Having been involved in trialling the Current Cost monitor recently, I’m interested in not only the company’s green credentials (which the Guide addresses) but the actual Wii’s green credentials, specifically its power consumption (which the Guide doesn’t seem to address). I think this kind of information would be useful to consumers – even if it doesn’t influence whether or not to buy the Wii, information about standby consumption etc would help consumers know whether they’re happy to leave the Wii plugged in 24 hours a day..

I’m interested to know because (like 6 million other people in Europe) I have a Nintendo Wii. So the other night I had a look at the Wii system settings. And found the WiiConnect24 option, which I hadn’t come across before.

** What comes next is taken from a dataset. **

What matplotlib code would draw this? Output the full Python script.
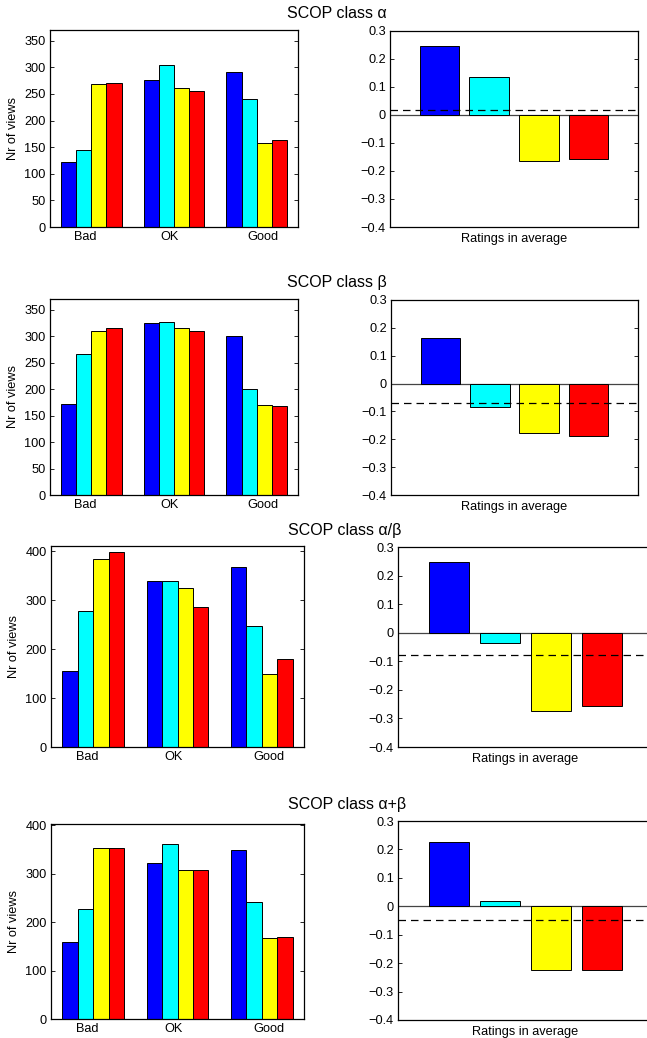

In there, you can set your Wii to be:

  • Always connected to the internet (via the wireless connection that you’ve set up previously) regardless of whether you’re using the Wii or not (when in Standby, the orange light shows)
  • Always connected to the internet while you’re using the Wii but not when the Wii switches to Standby (when in Standby, the red light shows)
  • Not connected to the internet at all, even when you’re using the Wii

By default, after you have set up the wireless connection and enabled WiiConnect24 (which is required to be able to visit the online shop etc and which I must have enabled at some stage), the Wii is set to the first option–connected to the internet always, even when the Wii switches to Standby when you’re not actually using it. A benefit of being always online is that the little blue light on the front flashes to alert you that you have received a message (from a Wii friend or from Nintendo) or that there is an update available for you to download. Personally, this is of no interest to me.

So, anyway, AndySC took his Maplin power meter to his Wii and found that when being used (green light), the Wii draws about 15 Watts, which isn’t too bad really – considering that a laptop can take anything between 20 and 50 Watts, I think. And you’re actually making use of that 15 Watts.

In Standby without an internet connection (red light), the Wii draws less than 1 Watt. Again, not bad. You could unplug it if you wanted to save that Watt but 1 Watt on Standby is pretty good (this is based on a meter for which 1 Watt is the minimum reading, I think).

The bit that seems silly is if you leave your Wii in Standby with the WiiConnect24 internet connection enabled to be always on, the Wii is drawing about 9 Watts of power (over half of what it draws when you’re actively playing on it). Okay, I can see that for some people being alerted with the flashing blue light when you have a message is useful. And maybe it’s useful to be alerted that there’s a new update available so that you can download it when you’re not actually wanting to play on your Wii. What I don’t agree with is having the always-on option as the default setting.

From a usability perspective, having everything enabled by default is good in that the user isn’t prevented from doing any of the things that they might want to do (like receive message or update alerts). But if that wasn’t enabled, would many people actually miss it? It’s not like they wouldn’t still receive messages and alerts – they’d just find out about them the next time they switch on the Wii to play – and, presumably that’s fairly regularly if they’re into using the messaging and updates regularly.

Okay, so 9 Watts doesn’t seem a huge amount of electricity, but even if I use my Wii for 8 hours a day, every day (which is a long long way from the reality), that’s still 16 hours a day that the Wii is sitting there doing nothing at 9 Watts. And it’s that ‘sitting there doing nothing’ that really adds up against the environment and my electricity bill.

I discovered a couple of other features that require WiiConnect24 to be always on are the News and Weather channels but I think this requirement might be a bug – afterall, why should the Wii need to check the news and weather while you’re not using the Wii? When you open the News or Weather channel, I’m sure it checks for the latest information anyway. If anyone from Nintendo reads this, can you check this out?

So, the upshot is that while WiiConnect24 might be useful to some people, it’d be a bit more environmentally friendly to set it so that the internet connection is disabled when the Wii is in Standby. Let that red light glow!

I agree with Greenpeace that it’s important to know how environmentally friendly the company itself (Wii consumption aside) is so I’ll be interested to know what they conclude when Nintendo actually do provide them with data. Will Nintendo be able to overtake the dawdling Microsoft and Phillips?